→ **Prompt**: From the listing below, count the lines where the string "that" occurs. Give the number, with no other words.

** START OF Data for this exercise **

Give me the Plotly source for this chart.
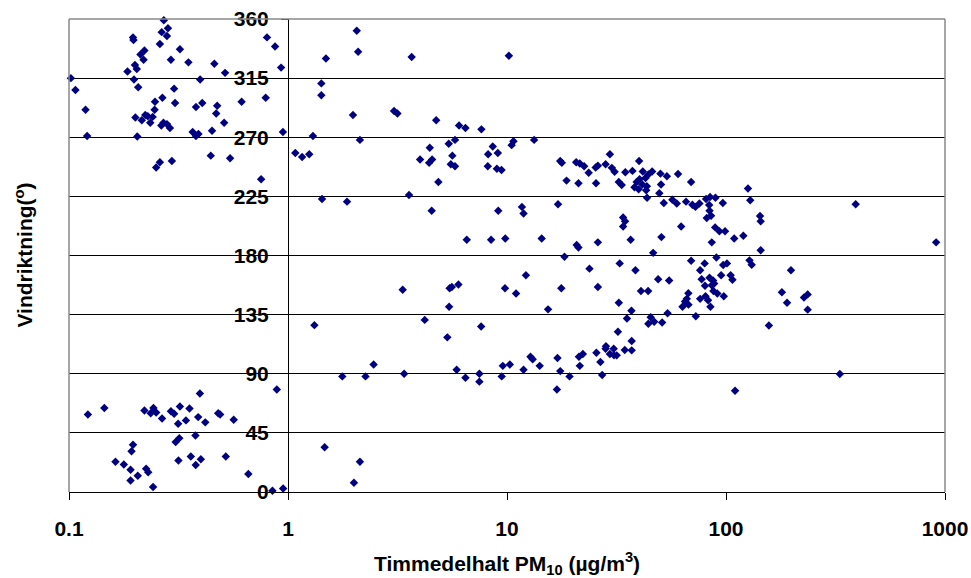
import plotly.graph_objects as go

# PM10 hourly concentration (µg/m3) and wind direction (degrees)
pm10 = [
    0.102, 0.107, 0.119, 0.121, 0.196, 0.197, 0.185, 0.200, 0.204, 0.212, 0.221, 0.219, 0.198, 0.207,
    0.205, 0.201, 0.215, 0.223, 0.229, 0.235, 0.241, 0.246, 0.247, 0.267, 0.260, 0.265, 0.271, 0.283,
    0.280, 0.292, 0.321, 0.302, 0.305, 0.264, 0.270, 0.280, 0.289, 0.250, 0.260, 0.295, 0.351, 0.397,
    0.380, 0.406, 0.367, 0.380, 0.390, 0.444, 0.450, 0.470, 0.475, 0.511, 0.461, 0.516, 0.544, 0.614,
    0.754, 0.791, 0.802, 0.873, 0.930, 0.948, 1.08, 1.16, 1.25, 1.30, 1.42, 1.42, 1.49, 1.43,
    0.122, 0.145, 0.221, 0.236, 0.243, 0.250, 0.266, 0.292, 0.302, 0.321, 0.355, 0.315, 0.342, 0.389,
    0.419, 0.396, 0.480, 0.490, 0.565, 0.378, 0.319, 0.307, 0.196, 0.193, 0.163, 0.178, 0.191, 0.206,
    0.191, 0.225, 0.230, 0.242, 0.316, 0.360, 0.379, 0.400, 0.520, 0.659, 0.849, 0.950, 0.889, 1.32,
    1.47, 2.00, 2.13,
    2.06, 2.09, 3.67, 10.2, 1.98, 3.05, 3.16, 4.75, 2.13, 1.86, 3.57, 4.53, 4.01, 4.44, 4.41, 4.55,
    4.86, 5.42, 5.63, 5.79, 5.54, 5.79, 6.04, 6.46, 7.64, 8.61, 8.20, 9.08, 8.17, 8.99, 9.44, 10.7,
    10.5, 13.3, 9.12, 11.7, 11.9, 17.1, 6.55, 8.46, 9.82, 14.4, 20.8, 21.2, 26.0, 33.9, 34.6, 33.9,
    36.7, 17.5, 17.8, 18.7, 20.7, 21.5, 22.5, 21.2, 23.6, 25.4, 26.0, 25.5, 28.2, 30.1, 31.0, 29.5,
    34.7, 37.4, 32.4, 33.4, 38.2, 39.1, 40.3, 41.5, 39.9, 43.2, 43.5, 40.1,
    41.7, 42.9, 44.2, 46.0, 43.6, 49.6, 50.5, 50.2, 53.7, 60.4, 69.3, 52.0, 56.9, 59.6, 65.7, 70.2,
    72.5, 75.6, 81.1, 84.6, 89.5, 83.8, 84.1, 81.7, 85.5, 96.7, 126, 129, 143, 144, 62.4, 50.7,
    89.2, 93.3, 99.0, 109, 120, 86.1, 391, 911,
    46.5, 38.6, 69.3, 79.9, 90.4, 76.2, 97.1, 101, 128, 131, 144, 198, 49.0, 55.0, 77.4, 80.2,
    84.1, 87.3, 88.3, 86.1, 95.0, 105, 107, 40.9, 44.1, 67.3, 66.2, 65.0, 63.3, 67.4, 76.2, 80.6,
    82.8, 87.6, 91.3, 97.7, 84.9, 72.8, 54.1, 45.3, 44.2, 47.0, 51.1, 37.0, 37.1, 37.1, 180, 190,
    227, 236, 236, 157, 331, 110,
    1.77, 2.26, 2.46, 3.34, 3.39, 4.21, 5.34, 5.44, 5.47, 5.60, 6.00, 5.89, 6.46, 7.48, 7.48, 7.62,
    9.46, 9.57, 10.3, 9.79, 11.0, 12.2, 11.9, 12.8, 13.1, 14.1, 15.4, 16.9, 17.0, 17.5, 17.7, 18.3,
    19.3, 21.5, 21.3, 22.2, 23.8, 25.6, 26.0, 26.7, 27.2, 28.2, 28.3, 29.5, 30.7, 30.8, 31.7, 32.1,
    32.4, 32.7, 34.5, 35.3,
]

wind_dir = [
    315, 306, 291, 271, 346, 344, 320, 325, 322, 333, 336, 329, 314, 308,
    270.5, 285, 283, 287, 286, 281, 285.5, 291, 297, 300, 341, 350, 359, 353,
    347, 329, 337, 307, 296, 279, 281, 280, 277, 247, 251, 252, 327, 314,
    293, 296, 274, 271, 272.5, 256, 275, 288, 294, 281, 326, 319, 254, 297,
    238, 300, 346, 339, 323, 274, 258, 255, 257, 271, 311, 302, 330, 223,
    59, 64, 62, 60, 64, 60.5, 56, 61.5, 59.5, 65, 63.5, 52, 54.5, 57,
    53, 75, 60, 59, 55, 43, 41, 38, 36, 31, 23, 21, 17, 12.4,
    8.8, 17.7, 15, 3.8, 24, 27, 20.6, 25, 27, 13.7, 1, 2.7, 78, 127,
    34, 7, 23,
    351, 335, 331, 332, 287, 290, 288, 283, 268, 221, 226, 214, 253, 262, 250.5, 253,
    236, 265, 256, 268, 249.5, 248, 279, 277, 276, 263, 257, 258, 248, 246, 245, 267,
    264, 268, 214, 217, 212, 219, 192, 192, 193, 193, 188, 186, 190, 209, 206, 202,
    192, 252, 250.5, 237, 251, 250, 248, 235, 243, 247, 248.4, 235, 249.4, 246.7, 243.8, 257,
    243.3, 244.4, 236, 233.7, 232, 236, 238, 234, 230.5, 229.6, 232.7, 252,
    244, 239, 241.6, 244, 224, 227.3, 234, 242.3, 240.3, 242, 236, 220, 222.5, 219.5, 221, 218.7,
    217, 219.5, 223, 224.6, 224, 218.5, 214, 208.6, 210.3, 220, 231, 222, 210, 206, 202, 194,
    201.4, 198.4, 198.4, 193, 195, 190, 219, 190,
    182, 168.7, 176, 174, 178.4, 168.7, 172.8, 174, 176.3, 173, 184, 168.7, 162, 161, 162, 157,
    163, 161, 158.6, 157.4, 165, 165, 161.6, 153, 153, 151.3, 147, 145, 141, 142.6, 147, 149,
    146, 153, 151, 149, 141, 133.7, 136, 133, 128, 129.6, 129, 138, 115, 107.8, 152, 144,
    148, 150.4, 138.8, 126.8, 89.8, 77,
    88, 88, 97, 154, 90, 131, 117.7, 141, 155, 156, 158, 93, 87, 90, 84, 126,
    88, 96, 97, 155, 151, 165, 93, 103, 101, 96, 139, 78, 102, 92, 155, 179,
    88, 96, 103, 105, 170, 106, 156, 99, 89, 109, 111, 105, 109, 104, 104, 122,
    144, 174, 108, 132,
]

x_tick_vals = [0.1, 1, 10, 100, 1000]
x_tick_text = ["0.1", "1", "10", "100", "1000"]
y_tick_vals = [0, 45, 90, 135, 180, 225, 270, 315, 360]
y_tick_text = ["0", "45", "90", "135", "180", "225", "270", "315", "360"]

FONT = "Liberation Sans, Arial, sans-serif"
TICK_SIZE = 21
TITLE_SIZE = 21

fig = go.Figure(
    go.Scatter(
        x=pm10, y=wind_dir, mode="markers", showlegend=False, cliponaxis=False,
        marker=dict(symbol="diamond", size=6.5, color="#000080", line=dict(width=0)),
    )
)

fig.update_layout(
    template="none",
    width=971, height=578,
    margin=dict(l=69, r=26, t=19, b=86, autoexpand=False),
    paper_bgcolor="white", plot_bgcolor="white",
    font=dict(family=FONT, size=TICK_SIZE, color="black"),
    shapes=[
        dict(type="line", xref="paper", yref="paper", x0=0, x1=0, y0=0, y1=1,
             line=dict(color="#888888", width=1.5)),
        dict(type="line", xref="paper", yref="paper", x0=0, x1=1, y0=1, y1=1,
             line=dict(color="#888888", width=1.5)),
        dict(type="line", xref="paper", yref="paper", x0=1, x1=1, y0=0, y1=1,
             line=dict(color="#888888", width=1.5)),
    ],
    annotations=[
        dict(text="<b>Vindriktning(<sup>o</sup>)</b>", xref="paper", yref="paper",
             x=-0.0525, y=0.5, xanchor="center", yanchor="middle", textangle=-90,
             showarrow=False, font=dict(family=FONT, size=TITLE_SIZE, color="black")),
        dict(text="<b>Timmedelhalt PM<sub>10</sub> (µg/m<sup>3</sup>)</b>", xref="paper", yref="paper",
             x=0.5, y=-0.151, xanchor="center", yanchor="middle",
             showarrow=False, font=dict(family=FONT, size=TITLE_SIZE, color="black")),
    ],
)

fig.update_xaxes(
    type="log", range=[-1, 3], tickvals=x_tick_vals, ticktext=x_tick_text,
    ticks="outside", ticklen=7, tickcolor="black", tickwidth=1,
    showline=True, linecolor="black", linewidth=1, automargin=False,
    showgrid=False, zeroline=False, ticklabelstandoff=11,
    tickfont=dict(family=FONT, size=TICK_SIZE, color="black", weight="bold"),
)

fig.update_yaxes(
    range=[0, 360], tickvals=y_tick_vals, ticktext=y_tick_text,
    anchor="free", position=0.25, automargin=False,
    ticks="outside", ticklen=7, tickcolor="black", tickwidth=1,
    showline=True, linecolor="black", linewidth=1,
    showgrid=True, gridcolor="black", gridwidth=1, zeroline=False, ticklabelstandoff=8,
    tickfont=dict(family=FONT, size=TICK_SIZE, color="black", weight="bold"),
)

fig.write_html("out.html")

** END OF Data for this exercise **
** START OF Data for this exercise **

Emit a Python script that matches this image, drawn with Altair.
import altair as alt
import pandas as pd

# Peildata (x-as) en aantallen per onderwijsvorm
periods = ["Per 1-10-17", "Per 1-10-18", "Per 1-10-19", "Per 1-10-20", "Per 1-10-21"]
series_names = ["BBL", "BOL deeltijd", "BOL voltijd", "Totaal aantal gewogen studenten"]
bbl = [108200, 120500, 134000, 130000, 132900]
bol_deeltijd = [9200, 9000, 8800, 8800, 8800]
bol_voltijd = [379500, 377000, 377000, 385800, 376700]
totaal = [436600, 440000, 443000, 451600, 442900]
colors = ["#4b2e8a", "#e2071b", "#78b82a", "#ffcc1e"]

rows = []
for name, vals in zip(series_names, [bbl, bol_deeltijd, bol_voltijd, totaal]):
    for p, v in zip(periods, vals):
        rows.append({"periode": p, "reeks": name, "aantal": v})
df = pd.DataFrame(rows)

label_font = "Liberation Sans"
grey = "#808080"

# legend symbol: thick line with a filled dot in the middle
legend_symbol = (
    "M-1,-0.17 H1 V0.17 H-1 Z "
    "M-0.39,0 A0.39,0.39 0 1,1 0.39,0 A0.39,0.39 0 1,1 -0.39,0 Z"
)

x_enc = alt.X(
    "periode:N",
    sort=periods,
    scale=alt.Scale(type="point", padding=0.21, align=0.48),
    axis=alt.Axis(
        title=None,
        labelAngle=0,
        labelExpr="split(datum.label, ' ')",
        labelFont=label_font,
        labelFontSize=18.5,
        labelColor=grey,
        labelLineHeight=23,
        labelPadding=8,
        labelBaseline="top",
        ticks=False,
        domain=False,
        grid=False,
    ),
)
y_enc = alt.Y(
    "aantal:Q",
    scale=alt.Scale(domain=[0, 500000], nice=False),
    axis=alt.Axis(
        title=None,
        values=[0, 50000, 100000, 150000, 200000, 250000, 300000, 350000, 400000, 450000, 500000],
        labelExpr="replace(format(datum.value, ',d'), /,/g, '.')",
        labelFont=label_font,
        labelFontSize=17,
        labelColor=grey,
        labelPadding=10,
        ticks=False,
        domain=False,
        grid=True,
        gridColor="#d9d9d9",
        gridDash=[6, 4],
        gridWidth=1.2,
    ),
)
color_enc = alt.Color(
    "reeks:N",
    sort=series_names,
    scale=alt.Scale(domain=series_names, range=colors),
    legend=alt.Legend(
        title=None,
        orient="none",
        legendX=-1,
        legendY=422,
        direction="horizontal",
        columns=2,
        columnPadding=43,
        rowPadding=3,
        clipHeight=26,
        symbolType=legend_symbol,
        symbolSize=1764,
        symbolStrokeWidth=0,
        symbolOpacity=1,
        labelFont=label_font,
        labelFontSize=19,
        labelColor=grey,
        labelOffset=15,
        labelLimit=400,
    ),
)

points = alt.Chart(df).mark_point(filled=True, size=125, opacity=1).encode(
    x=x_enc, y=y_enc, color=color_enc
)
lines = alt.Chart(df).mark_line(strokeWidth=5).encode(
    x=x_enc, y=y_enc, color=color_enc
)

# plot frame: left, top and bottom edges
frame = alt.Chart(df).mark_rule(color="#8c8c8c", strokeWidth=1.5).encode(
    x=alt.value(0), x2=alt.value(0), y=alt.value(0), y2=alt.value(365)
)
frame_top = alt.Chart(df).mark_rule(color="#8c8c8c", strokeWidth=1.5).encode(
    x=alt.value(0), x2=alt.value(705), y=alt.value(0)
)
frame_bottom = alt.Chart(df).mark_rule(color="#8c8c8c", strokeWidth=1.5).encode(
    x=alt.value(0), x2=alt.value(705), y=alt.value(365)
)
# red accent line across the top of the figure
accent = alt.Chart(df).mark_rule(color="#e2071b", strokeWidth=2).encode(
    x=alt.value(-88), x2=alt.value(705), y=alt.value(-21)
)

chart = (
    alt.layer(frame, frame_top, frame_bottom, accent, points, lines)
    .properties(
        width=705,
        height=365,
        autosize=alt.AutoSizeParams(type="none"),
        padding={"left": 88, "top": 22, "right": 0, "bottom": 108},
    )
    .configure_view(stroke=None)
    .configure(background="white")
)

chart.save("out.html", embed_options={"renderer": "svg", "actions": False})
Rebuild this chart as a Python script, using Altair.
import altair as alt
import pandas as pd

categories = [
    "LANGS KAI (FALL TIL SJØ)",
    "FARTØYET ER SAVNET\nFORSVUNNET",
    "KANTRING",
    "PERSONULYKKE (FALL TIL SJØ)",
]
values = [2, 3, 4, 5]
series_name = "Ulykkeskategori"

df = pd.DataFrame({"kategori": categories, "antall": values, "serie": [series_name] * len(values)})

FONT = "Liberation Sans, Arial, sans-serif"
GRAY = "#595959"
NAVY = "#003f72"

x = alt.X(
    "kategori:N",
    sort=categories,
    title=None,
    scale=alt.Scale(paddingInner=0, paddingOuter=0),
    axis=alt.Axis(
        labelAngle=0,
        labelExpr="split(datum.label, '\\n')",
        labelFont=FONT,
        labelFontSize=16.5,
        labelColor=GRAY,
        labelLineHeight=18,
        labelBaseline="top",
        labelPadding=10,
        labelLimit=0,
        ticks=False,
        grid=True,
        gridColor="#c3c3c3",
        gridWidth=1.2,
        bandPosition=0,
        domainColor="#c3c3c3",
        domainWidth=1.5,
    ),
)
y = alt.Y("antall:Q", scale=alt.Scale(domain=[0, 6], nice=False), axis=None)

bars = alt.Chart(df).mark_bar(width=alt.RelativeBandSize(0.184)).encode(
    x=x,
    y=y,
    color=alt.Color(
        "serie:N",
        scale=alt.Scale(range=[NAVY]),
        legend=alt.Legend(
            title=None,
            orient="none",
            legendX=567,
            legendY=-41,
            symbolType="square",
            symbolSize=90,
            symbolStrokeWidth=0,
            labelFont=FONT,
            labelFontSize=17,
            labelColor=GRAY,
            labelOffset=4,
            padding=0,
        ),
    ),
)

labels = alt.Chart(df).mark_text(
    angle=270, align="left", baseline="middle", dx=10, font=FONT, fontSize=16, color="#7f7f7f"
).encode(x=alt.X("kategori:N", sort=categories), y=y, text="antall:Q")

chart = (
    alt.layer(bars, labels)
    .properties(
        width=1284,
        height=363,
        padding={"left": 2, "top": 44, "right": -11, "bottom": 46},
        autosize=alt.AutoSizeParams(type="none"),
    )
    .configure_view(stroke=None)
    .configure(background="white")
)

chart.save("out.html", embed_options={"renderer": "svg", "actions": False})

** END OF Data for this exercise **
** START OF Data for this exercise **

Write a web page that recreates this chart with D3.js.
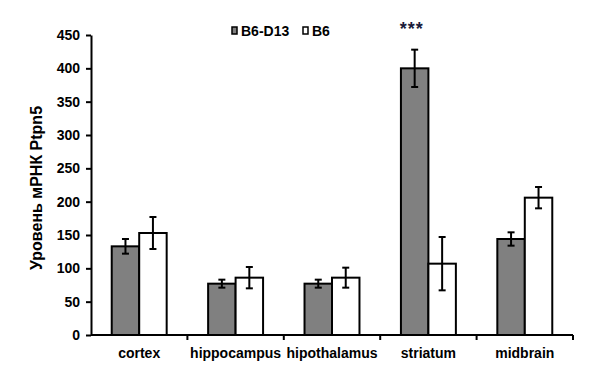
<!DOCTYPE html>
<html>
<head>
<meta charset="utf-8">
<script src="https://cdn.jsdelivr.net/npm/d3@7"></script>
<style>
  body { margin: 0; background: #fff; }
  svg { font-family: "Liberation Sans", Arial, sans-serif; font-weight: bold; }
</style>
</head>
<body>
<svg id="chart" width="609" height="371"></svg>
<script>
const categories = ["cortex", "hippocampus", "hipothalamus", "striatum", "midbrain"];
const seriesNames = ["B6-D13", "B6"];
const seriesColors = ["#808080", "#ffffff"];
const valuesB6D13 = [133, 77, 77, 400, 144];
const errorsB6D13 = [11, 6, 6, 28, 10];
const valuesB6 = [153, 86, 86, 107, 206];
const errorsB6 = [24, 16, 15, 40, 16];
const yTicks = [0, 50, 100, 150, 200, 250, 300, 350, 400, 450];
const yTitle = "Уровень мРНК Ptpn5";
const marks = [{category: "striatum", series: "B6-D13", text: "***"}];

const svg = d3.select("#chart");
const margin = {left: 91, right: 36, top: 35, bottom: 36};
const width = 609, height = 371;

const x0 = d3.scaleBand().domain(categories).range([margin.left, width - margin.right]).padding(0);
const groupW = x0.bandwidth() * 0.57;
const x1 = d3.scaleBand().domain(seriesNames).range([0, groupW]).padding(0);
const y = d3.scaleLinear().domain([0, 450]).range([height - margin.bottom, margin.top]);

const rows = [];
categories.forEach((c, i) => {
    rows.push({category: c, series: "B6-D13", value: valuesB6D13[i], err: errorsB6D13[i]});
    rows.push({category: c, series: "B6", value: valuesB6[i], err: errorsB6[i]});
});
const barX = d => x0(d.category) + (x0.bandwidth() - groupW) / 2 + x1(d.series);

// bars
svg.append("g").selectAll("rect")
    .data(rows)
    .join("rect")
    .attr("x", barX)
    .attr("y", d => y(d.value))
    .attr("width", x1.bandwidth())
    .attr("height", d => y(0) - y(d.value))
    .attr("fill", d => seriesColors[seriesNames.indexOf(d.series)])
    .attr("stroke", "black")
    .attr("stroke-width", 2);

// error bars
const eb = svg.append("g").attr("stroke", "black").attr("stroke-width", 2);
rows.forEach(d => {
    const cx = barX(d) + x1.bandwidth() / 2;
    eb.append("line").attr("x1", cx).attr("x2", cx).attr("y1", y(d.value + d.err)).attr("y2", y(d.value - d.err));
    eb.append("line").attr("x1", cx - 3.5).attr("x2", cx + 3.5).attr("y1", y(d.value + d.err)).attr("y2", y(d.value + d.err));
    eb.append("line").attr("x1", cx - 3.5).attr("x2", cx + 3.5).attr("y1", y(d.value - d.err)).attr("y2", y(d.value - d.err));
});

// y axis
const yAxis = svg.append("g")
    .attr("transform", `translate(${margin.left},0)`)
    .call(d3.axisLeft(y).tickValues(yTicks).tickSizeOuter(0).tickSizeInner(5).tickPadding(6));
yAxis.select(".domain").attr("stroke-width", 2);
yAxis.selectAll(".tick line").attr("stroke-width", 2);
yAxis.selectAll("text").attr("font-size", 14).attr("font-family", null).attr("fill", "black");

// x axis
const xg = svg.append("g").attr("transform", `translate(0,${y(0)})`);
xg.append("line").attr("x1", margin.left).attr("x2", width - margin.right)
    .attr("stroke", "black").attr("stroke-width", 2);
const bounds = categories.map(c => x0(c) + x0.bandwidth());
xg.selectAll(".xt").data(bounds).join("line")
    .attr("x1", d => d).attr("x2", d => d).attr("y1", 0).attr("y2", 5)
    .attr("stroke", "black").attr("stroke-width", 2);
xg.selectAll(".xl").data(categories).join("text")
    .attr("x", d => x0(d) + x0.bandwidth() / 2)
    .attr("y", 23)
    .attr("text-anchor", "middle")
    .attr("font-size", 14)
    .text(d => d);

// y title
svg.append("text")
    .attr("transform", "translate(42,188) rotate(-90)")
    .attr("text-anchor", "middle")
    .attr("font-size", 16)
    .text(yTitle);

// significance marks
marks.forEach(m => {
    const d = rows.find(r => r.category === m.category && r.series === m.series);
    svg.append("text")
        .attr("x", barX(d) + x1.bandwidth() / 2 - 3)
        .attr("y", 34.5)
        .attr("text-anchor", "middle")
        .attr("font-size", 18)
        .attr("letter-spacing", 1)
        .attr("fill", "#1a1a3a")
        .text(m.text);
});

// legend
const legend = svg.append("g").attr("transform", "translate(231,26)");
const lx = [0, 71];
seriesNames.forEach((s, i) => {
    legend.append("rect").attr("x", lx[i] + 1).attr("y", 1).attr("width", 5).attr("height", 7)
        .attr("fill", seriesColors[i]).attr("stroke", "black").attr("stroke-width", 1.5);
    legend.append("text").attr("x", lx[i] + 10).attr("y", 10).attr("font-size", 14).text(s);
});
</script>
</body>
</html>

** END OF Data for this exercise **

→ **The output**: 2